OMP Takes Longer Time than Serial Code !!!

ash1 · ‎10-14-2009

Hello everyone,

I have a do loop, shown below, that takes 2 seconds for execution. Surprisingly, when I compile with -openmp, it takes 3 seconds !!!! I'm using on my job script 6 processors and 6 threads.
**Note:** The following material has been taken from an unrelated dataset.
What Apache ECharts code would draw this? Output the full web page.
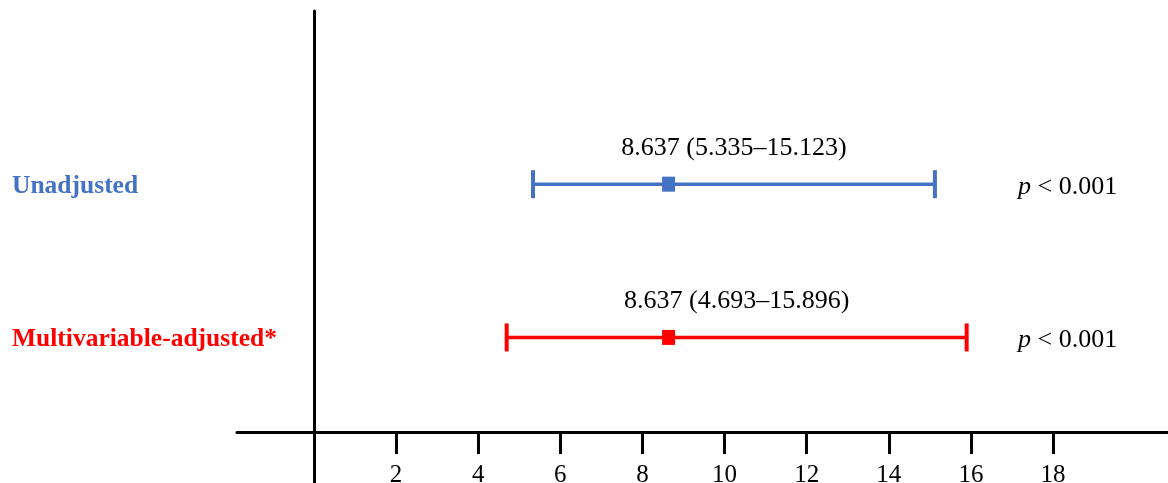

Would anyone know the reason ? and how long the run should take in ideal case for different counts of processors and threads.

Thank you.

!$OMP PARALLEL DO PRIVATE(i,k,l,PHIW,PHIO,TU1,TV1)

DO i=2,NZETA+1
DO k=1,(N/2)+1
DO l=1,LE
TU1=-(0,1)*(2*(k-1)*GAMMA*(2*V(i,k,l)-VO(i,k,l))/r(i)**2)
TV1=(0,1)*(2*(k-1)*GAMMA*(2*U(i,k,l)-UO(i,k,l))/r(i)**2)
IF (t.EQ.1) THEN
TU1=-(0,1)*(2*(k-1)*GAMMA*V(i,k,l)/r(i)**2)
TV1=(0,1)*(2*(k-1)*GAMMA*U(i,k,l)/r(i)**2)
END IF
au(i,k,l)=-GAMMA/(r(i)**2*DZETA**2)
bu(i,k,l)=1+GAMMA*(((1+(k-1)**2)/r(i)**2)+S**2*(l-1)**2+(2/(r(i)**2*DZETA**2)))
cu(i,k,l)=-GAMMA/(r(i)**2*DZETA**2)
du(i,k,l)=U1(i,k,l)+TU1
av(i,k,l)=-GAMMA/(r(i)**2*DZETA**2)
bv(i,k,l)=1+GAMMA*(((1+(k-1)**2)/r(i)**2)+S**2*(l-1)**2+(2/(r(i)**2*DZETA**2)))
cv(i,k,l)=-GAMMA/(r(i)**2*DZETA**2)
dv(i,k,l)=V1(i,k,l)+TV1
aw(i,k,l)=-GAMMA/(r(i)**2*DZETA**2)
bw(i,k,l)=1+GAMMA*((((k-1)**2)/r(i)**2)+S**2*(l-1)**2+(2/(r(i)**2*DZETA**2)))
cw(i,k,l)=-GAMMA/(r(i)**2*DZETA**2)
dw(i,k,l)=W1(i,k,l)
UO(i,k,l)=U(i,k,l)
VO(i,k,l)=V(i,k,l)
WO(i,k,l)=W(i,k,l)
IF (i.eq.NZETA+1) THEN
au(i,k,l)=0
bu(i,k,l)=1+GAMMA*(((1+(k-1)**2)/r(i)**2)+S**2*(l-1)**2)
cu(i,k,l)=0
du(i,k,l)=U1(i,k,l)+TU1
av(i,k,l)=0
bv(i,k,l)=1+GAMMA*(((1+(k-1)**2)/r(i)**2)+S**2*(l-1)**2+(1/r(i)))
cv(i,k,l)=0
dv(i,k,l)=V1(i,k,l)+TV1
aw(i,k,l)=0
bw(i,k,l)=1+GAMMA*((((k-1)**2)/r(i)**2)+S**2*(l-1)**2)
cw(i,k,l)=0
UO(i,k,l)=U(i,k,l)
VO(i,k,l)=V(i,k,l)
WO(i,k,l)=W(i,k,l)
END IF
IF (i.EQ.2) Then
cu(i,k,l)=0
cv(i,k,l)=0
cw(i,k,l)=0
END IF
END DO
END DO
END DO
!$OMP END PARALLEL DO

jimdempseyatthecove · ‎10-15-2009

What are the values of NZETA, N and LE?

If NZETA = 1 then only one thread will work, if NZETA < 6 then not all threads will work
If LE is large then consider swapping the order of DO i and DO l as you will get better performance having the outer loop vary the right most index... provided it can be split up across the number of threads available.
Then after swapping loop order consider adding the COLLAPSE clause (available in newer versions of IVF)

!$OMP PARALLEL DO PRIVATE(i,k,l,PHIW,PHIO,TU1,TV1) COLLAPSE(3)
DO l=1,LE ! note change in order to go right to left on indexes
DO k=1,(N/2)+1
DO i=2,NZETA+1

And PHIW,PHIO are not used.

Jim Dempsey

TimP · ‎10-15-2009

In addition to what Jim said, the compiler may attempt some optimization of your loop nesting only when -openmp isn't set. When -openmp is set, your specified order of loop nesting is taken literally, in spite of the potential for false sharing.